Directions for this task » Scan the listing below. Report each line that includes "draws".

Exercise input »

==============================

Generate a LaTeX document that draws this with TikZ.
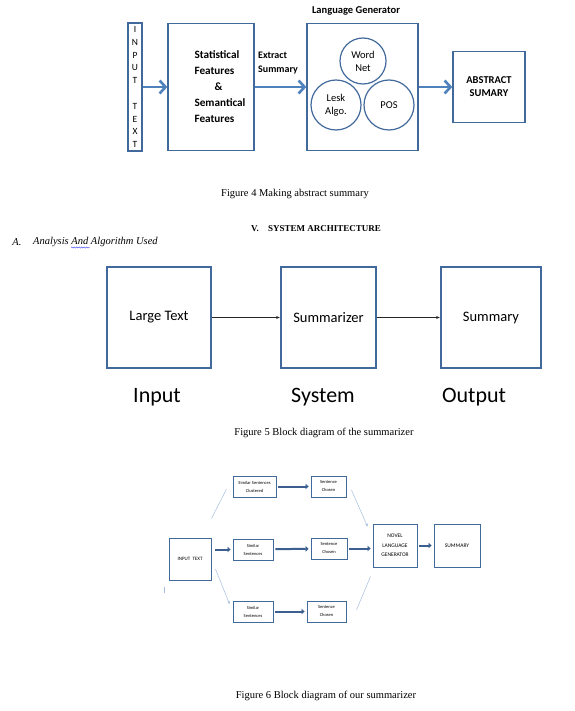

==============================

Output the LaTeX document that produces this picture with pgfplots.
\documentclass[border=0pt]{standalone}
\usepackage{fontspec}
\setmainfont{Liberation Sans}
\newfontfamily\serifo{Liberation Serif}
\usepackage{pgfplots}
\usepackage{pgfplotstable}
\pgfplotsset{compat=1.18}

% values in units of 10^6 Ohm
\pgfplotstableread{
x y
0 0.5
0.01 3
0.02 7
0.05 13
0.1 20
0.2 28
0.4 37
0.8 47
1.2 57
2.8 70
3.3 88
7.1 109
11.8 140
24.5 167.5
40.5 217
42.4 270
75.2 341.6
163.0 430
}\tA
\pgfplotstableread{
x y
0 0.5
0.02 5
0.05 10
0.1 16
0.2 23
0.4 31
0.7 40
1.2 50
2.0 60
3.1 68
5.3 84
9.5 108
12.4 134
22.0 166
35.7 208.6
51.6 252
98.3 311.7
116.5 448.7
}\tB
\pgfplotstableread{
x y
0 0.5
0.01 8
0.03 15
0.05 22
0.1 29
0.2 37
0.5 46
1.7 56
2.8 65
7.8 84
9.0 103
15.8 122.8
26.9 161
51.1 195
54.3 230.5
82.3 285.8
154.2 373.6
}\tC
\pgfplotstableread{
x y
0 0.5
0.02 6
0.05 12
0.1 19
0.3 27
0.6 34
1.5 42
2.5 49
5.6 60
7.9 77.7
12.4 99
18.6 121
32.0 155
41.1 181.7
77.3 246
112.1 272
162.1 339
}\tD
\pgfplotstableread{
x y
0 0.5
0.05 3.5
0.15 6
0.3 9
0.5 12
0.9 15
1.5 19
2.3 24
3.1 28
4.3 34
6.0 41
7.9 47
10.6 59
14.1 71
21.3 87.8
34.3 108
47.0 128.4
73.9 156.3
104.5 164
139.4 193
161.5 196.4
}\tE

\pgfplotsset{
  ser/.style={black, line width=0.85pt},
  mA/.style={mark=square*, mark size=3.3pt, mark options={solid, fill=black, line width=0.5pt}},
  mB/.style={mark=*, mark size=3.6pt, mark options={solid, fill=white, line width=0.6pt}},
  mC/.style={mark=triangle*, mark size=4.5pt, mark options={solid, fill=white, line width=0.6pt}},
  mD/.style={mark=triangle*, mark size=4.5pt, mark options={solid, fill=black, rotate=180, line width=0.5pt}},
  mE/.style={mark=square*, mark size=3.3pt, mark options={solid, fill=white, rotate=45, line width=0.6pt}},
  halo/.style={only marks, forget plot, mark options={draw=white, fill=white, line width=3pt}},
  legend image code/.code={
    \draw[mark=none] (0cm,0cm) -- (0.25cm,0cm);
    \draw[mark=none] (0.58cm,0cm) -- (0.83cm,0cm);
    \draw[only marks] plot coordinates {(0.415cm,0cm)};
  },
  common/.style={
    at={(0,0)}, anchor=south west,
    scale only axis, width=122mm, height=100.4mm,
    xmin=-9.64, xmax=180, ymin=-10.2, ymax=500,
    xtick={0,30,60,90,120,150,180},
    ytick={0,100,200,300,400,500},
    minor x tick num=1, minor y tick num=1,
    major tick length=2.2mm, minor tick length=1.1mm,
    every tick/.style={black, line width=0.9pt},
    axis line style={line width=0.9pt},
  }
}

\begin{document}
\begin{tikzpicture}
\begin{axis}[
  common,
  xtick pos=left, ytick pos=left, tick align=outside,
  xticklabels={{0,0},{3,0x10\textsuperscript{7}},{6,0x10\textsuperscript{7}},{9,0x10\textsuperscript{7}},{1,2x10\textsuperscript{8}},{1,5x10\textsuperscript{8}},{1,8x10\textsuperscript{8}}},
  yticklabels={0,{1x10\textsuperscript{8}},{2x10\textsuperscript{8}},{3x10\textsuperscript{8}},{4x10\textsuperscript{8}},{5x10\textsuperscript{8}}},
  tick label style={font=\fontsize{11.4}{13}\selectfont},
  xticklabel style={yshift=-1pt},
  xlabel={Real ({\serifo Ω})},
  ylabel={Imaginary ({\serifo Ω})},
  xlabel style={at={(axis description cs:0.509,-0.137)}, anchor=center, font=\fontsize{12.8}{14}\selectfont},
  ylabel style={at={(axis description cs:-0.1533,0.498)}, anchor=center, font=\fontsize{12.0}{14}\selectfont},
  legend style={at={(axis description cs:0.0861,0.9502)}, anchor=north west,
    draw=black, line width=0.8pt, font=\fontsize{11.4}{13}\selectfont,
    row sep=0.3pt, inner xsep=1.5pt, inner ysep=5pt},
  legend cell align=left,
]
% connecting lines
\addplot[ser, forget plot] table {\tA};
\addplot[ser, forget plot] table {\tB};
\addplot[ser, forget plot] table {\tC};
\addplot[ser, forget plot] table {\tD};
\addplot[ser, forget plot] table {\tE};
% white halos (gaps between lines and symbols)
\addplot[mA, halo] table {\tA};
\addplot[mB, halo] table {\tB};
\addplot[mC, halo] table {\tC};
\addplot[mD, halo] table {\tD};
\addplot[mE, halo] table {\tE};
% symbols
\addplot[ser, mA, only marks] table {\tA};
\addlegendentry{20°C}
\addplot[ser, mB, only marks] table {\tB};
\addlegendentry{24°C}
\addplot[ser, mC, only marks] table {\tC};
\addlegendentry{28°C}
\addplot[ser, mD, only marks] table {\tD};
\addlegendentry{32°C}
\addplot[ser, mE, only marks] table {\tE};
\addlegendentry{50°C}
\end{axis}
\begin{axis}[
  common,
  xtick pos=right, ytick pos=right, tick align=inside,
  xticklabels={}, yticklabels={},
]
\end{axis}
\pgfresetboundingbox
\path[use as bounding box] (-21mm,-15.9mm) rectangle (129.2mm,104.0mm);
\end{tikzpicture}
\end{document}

==============================

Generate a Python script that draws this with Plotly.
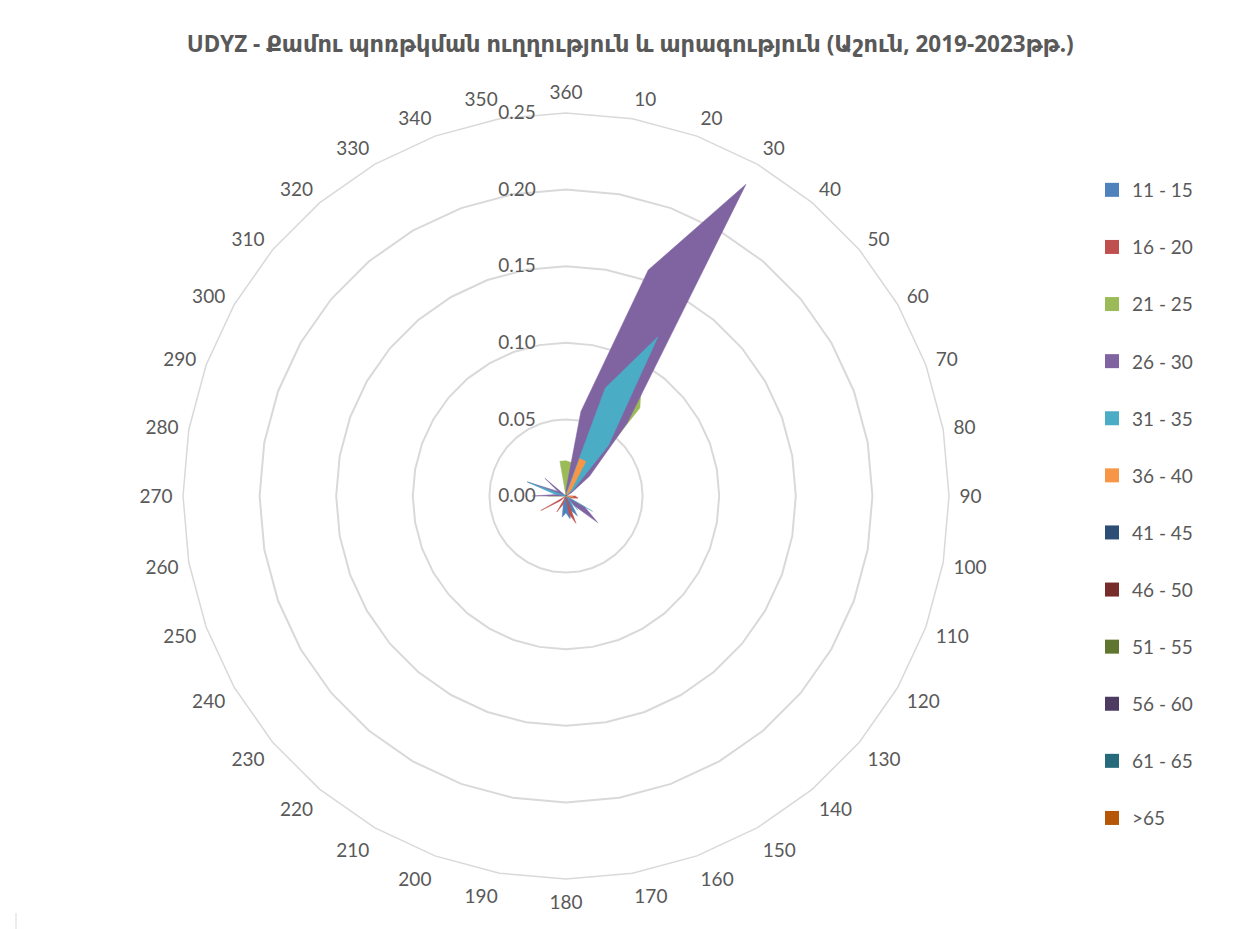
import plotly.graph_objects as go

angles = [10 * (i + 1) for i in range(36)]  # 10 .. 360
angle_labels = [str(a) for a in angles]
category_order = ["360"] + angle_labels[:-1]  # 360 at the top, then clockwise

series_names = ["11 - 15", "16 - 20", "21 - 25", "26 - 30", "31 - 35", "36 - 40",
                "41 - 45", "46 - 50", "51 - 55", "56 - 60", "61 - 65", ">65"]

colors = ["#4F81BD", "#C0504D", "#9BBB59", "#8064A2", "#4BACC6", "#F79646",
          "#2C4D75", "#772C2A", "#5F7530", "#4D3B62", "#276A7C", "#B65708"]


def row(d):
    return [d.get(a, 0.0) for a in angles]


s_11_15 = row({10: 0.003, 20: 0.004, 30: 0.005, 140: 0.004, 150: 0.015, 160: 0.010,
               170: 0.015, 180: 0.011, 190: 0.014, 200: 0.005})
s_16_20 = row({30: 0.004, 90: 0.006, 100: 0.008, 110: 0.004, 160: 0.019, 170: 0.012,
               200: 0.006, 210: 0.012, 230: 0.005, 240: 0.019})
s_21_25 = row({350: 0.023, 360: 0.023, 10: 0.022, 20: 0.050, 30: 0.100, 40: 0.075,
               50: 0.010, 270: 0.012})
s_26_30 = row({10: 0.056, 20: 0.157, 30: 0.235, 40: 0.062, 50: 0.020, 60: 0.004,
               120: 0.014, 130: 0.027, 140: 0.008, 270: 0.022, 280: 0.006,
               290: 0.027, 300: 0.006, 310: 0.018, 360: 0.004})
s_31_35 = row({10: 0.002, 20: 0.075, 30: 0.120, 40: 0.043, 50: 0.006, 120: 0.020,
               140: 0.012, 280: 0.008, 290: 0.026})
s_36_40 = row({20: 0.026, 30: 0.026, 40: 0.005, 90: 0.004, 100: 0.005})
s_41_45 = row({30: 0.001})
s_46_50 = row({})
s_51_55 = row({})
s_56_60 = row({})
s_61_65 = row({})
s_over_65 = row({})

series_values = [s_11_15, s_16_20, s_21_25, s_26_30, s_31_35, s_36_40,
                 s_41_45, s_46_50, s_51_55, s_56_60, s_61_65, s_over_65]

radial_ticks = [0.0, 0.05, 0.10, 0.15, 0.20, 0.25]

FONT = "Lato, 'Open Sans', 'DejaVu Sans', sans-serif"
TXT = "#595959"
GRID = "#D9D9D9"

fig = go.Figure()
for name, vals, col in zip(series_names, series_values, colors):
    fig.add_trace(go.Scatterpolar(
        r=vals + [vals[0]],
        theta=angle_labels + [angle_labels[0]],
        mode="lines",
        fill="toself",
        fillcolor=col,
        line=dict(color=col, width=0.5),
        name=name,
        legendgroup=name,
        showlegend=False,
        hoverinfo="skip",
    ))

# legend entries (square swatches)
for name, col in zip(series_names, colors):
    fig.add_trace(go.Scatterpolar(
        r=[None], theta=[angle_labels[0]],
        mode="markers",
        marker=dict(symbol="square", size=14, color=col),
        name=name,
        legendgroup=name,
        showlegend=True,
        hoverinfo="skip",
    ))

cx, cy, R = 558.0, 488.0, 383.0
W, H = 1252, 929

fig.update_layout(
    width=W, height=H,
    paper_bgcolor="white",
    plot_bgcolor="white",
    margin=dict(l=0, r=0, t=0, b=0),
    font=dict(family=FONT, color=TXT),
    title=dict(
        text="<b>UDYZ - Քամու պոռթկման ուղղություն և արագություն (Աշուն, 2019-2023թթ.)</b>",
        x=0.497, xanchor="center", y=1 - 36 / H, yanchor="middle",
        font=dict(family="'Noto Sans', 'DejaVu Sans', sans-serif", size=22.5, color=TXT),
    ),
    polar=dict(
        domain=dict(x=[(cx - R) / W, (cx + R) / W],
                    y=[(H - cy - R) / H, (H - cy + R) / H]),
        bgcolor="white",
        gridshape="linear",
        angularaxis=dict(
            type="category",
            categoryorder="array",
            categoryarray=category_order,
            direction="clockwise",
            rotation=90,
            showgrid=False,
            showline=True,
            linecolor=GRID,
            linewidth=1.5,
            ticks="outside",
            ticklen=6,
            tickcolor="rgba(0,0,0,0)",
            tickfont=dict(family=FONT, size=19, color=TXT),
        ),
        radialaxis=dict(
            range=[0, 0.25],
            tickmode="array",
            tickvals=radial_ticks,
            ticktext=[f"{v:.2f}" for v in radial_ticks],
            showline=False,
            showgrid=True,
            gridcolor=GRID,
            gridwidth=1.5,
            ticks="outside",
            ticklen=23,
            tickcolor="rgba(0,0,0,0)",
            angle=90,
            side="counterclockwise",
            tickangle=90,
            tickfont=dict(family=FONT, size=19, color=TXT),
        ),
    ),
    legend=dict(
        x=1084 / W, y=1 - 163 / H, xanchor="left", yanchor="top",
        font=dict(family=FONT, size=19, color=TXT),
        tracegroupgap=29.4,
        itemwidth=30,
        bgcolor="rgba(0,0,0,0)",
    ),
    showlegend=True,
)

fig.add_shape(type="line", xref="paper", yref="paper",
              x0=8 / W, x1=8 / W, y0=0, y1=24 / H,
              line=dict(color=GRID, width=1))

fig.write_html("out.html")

==============================

Response to this exercise »
Generate a LaTeX document that draws this with TikZ.
Generate a Python script that draws this with Plotly.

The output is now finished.